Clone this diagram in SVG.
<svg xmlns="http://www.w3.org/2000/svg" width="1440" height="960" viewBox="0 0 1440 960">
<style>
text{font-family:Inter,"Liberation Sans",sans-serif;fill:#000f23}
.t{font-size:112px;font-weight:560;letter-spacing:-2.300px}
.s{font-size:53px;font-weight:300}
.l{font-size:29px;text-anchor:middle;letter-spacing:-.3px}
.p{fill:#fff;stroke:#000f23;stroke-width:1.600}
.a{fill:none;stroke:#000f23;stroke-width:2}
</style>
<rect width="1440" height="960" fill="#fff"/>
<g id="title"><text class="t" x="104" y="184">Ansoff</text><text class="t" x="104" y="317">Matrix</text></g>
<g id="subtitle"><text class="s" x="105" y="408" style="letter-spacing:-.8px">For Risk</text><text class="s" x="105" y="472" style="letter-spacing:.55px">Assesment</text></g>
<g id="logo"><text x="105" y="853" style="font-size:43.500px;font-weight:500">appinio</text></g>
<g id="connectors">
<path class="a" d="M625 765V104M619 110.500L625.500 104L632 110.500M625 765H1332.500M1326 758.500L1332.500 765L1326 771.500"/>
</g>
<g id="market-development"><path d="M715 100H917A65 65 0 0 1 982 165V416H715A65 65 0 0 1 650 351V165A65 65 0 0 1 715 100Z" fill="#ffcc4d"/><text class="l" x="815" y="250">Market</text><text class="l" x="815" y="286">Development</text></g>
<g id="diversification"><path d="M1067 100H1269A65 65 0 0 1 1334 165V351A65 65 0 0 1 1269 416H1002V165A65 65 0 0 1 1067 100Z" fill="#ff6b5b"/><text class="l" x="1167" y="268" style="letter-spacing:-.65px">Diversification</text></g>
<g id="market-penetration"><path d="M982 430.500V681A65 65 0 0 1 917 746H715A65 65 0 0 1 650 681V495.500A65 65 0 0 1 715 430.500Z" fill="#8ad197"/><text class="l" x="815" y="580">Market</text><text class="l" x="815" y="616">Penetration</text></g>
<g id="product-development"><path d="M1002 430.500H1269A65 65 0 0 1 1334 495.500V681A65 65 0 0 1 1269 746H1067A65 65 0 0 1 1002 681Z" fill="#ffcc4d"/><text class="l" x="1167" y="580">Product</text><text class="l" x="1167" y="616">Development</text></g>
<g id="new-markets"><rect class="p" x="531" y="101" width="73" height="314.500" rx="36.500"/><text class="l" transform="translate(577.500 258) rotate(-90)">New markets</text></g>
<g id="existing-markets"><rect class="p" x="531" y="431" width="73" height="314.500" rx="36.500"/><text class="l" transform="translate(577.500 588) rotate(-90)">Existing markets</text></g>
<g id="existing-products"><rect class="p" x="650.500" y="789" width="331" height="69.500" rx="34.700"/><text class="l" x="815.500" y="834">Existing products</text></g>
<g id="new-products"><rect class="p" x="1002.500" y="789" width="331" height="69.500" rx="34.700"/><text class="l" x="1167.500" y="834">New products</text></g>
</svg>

==================================================

TO DO:
Emit the full listing verbatim.

FINAL RESULT:
Clone this diagram in SVG.
<svg xmlns="http://www.w3.org/2000/svg" width="1440" height="960" viewBox="0 0 1440 960">
<style>
text{font-family:Inter,"Liberation Sans",sans-serif;fill:#000f23}
.t{font-size:112px;font-weight:560;letter-spacing:-2.300px}
.s{font-size:53px;font-weight:300}
.l{font-size:29px;text-anchor:middle;letter-spacing:-.3px}
.p{fill:#fff;stroke:#000f23;stroke-width:1.600}
.a{fill:none;stroke:#000f23;stroke-width:2}
</style>
<rect width="1440" height="960" fill="#fff"/>
<g id="title"><text class="t" x="104" y="184">Ansoff</text><text class="t" x="104" y="317">Matrix</text></g>
<g id="subtitle"><text class="s" x="105" y="408" style="letter-spacing:-.8px">For Risk</text><text class="s" x="105" y="472" style="letter-spacing:.55px">Assesment</text></g>
<g id="logo"><text x="105" y="853" style="font-size:43.500px;font-weight:500">appinio</text></g>
<g id="connectors">
<path class="a" d="M625 765V104M619 110.500L625.500 104L632 110.500M625 765H1332.500M1326 758.500L1332.500 765L1326 771.500"/>
</g>
<g id="market-development"><path d="M715 100H917A65 65 0 0 1 982 165V416H715A65 65 0 0 1 650 351V165A65 65 0 0 1 715 100Z" fill="#ffcc4d"/><text class="l" x="815" y="250">Market</text><text class="l" x="815" y="286">Development</text></g>
<g id="diversification"><path d="M1067 100H1269A65 65 0 0 1 1334 165V351A65 65 0 0 1 1269 416H1002V165A65 65 0 0 1 1067 100Z" fill="#ff6b5b"/><text class="l" x="1167" y="268" style="letter-spacing:-.65px">Diversification</text></g>
<g id="market-penetration"><path d="M982 430.500V681A65 65 0 0 1 917 746H715A65 65 0 0 1 650 681V495.500A65 65 0 0 1 715 430.500Z" fill="#8ad197"/><text class="l" x="815" y="580">Market</text><text class="l" x="815" y="616">Penetration</text></g>
<g id="product-development"><path d="M1002 430.500H1269A65 65 0 0 1 1334 495.500V681A65 65 0 0 1 1269 746H1067A65 65 0 0 1 1002 681Z" fill="#ffcc4d"/><text class="l" x="1167" y="580">Product</text><text class="l" x="1167" y="616">Development</text></g>
<g id="new-markets"><rect class="p" x="531" y="101" width="73" height="314.500" rx="36.500"/><text class="l" transform="translate(577.500 258) rotate(-90)">New markets</text></g>
<g id="existing-markets"><rect class="p" x="531" y="431" width="73" height="314.500" rx="36.500"/><text class="l" transform="translate(577.500 588) rotate(-90)">Existing markets</text></g>
<g id="existing-products"><rect class="p" x="650.500" y="789" width="331" height="69.500" rx="34.700"/><text class="l" x="815.500" y="834">Existing products</text></g>
<g id="new-products"><rect class="p" x="1002.500" y="789" width="331" height="69.500" rx="34.700"/><text class="l" x="1167.500" y="834">New products</text></g>
</svg>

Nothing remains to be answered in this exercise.